Available records -
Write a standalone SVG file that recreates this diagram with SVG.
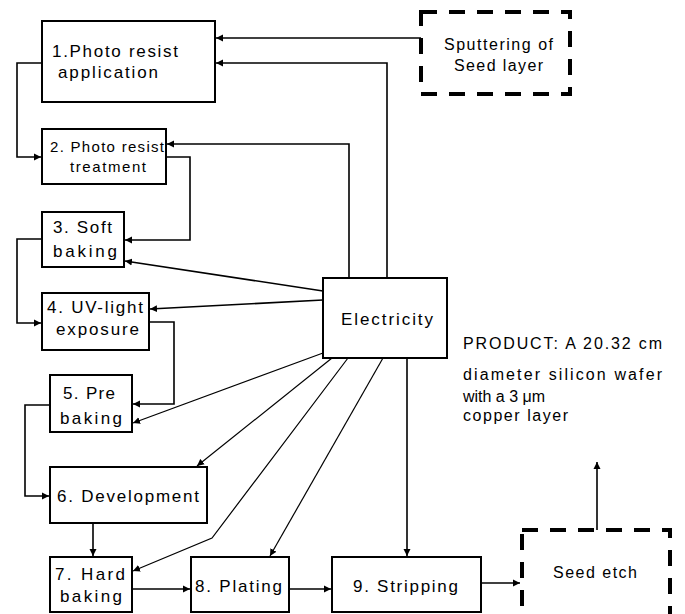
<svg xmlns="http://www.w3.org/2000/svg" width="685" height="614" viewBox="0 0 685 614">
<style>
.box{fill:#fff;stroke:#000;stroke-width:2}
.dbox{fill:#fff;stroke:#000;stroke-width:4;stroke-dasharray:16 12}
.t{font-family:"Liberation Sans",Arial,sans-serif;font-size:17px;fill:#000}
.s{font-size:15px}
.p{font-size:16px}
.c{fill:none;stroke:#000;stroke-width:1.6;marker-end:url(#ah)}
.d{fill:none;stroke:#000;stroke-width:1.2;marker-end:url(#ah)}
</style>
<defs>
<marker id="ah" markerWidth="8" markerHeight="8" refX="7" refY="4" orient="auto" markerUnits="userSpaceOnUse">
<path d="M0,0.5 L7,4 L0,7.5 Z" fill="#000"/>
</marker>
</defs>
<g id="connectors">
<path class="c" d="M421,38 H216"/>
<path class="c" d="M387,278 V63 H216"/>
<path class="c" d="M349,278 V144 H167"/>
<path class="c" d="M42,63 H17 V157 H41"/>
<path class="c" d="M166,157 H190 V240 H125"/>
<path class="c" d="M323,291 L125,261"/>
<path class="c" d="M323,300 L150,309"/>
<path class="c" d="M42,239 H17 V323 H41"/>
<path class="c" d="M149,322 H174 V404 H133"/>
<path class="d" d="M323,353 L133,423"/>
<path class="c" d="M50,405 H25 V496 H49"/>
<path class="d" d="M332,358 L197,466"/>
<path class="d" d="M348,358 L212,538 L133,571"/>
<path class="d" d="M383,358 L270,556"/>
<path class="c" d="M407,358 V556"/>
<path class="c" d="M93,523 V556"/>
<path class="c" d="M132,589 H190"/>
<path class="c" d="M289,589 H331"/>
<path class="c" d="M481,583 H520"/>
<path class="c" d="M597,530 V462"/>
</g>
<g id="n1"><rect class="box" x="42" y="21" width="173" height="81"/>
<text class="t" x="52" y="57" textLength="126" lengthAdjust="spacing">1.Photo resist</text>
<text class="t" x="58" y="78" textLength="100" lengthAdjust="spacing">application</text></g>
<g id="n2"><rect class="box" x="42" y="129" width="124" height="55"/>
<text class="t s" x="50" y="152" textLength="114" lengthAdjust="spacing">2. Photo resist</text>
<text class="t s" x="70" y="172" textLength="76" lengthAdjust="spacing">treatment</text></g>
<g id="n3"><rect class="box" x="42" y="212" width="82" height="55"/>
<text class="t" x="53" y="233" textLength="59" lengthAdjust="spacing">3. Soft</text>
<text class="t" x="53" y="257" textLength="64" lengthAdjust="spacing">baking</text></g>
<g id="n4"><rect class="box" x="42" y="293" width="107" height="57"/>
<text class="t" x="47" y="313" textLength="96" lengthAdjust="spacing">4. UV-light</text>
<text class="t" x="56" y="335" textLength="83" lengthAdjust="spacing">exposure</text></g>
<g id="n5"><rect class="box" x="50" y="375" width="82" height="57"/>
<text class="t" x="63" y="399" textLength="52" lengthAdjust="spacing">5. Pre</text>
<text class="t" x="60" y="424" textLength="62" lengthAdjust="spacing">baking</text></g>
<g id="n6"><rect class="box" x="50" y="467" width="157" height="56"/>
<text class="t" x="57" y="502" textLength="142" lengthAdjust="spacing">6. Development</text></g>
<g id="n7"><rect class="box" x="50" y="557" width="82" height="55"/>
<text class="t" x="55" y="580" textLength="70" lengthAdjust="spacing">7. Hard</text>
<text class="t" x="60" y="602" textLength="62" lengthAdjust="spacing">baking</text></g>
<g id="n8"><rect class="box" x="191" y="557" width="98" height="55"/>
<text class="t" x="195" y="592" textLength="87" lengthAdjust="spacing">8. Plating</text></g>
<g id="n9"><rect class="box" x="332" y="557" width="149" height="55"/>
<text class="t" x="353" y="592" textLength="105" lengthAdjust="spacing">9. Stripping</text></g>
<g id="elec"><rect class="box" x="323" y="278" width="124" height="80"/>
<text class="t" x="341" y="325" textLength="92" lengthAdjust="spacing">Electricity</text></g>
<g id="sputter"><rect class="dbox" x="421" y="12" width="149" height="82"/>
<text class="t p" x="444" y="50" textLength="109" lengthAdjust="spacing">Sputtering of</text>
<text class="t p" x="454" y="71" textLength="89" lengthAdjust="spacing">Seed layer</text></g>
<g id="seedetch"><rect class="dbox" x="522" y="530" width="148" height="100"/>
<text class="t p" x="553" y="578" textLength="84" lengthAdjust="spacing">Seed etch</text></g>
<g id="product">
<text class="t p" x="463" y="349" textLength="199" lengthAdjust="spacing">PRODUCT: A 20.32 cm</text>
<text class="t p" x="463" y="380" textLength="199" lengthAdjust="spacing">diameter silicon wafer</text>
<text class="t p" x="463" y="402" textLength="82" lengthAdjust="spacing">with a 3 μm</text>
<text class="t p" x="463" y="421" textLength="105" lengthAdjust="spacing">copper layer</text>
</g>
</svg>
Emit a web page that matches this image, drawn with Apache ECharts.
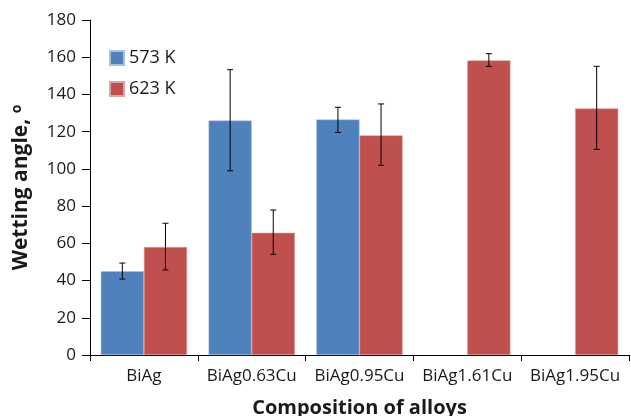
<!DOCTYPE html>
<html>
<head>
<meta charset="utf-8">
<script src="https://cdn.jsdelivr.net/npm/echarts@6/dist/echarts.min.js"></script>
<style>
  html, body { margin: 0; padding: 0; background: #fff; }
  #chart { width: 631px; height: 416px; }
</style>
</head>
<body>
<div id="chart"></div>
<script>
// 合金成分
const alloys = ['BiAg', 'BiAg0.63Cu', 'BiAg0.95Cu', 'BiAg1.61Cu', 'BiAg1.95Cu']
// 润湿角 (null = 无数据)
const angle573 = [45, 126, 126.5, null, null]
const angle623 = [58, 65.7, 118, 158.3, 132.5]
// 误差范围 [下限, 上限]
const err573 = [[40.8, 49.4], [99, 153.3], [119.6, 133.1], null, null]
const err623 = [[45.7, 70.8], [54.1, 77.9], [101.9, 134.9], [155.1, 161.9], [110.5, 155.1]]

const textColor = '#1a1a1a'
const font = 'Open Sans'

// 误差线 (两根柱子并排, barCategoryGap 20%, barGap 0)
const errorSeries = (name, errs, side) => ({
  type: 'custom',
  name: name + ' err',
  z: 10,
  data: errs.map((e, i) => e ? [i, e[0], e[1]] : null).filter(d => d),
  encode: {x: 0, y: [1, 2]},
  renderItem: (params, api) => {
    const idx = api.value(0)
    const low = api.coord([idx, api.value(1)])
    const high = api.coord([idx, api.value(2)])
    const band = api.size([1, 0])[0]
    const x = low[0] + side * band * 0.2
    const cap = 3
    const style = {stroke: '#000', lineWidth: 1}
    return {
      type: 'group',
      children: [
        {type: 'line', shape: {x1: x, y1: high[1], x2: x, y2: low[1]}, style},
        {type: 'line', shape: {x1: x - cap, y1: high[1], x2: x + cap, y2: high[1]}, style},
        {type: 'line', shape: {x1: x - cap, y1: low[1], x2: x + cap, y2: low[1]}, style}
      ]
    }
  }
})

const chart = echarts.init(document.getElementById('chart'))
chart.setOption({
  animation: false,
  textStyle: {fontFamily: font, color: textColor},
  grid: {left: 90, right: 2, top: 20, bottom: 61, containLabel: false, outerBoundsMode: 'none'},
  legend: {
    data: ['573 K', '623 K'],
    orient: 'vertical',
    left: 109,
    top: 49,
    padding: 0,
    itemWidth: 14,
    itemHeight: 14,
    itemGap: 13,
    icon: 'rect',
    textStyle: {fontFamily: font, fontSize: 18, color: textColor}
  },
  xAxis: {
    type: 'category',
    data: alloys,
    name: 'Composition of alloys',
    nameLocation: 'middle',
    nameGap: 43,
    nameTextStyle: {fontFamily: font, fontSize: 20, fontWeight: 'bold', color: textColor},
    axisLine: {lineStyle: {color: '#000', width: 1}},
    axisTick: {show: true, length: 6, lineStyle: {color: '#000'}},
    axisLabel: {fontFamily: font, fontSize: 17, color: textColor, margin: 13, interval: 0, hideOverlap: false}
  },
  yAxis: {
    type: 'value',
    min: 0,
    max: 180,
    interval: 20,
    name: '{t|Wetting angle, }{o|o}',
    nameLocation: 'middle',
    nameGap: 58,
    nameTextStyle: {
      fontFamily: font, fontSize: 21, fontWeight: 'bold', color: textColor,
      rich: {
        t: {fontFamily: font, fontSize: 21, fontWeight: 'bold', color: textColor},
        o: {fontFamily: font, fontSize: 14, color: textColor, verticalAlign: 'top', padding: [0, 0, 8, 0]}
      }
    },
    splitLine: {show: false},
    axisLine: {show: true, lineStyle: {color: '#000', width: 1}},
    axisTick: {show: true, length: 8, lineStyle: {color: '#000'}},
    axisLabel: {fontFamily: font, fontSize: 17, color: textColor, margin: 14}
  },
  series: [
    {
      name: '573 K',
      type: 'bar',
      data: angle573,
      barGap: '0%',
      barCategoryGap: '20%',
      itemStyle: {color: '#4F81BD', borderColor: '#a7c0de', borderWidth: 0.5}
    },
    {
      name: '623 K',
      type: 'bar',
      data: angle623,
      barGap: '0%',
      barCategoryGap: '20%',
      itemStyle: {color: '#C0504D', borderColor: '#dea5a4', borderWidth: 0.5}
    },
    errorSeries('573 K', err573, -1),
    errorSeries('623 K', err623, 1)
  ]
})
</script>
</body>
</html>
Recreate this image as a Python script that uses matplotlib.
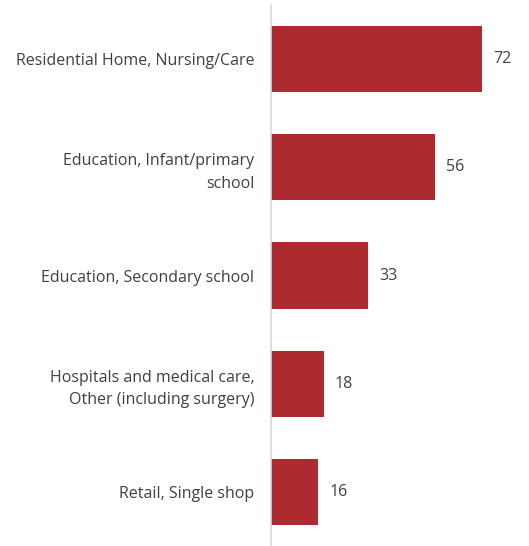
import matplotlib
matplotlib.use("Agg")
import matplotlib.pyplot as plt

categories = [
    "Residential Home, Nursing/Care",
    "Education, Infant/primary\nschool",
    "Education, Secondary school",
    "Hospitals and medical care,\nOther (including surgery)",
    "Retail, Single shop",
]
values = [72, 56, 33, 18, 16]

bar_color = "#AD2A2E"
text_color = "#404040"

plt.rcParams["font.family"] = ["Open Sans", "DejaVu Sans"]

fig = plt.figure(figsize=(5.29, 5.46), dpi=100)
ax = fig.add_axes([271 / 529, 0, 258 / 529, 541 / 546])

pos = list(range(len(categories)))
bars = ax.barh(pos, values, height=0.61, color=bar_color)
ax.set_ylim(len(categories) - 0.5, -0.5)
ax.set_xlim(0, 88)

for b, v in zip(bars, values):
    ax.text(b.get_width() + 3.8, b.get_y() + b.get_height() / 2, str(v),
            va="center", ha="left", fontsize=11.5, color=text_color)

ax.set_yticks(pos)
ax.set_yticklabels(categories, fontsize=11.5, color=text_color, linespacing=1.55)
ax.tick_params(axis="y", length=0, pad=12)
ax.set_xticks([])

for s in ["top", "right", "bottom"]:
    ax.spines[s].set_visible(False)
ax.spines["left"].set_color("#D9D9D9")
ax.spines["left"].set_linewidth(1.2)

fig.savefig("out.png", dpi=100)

To be done -
Copy the listing above exactly, but only from the line with "Emit a web page" through the line with "const font = 'Open Sans'", including those two lines and excluding any picture.

Answer for this exercise -
Emit a web page that matches this image, drawn with Apache ECharts.
<!DOCTYPE html>
<html>
<head>
<meta charset="utf-8">
<script src="https://cdn.jsdelivr.net/npm/echarts@6/dist/echarts.min.js"></script>
<style>
  html, body { margin: 0; padding: 0; background: #fff; }
  #chart { width: 631px; height: 416px; }
</style>
</head>
<body>
<div id="chart"></div>
<script>
// 合金成分
const alloys = ['BiAg', 'BiAg0.63Cu', 'BiAg0.95Cu', 'BiAg1.61Cu', 'BiAg1.95Cu']
// 润湿角 (null = 无数据)
const angle573 = [45, 126, 126.5, null, null]
const angle623 = [58, 65.7, 118, 158.3, 132.5]
// 误差范围 [下限, 上限]
const err573 = [[40.8, 49.4], [99, 153.3], [119.6, 133.1], null, null]
const err623 = [[45.7, 70.8], [54.1, 77.9], [101.9, 134.9], [155.1, 161.9], [110.5, 155.1]]

const textColor = '#1a1a1a'
const font = 'Open Sans'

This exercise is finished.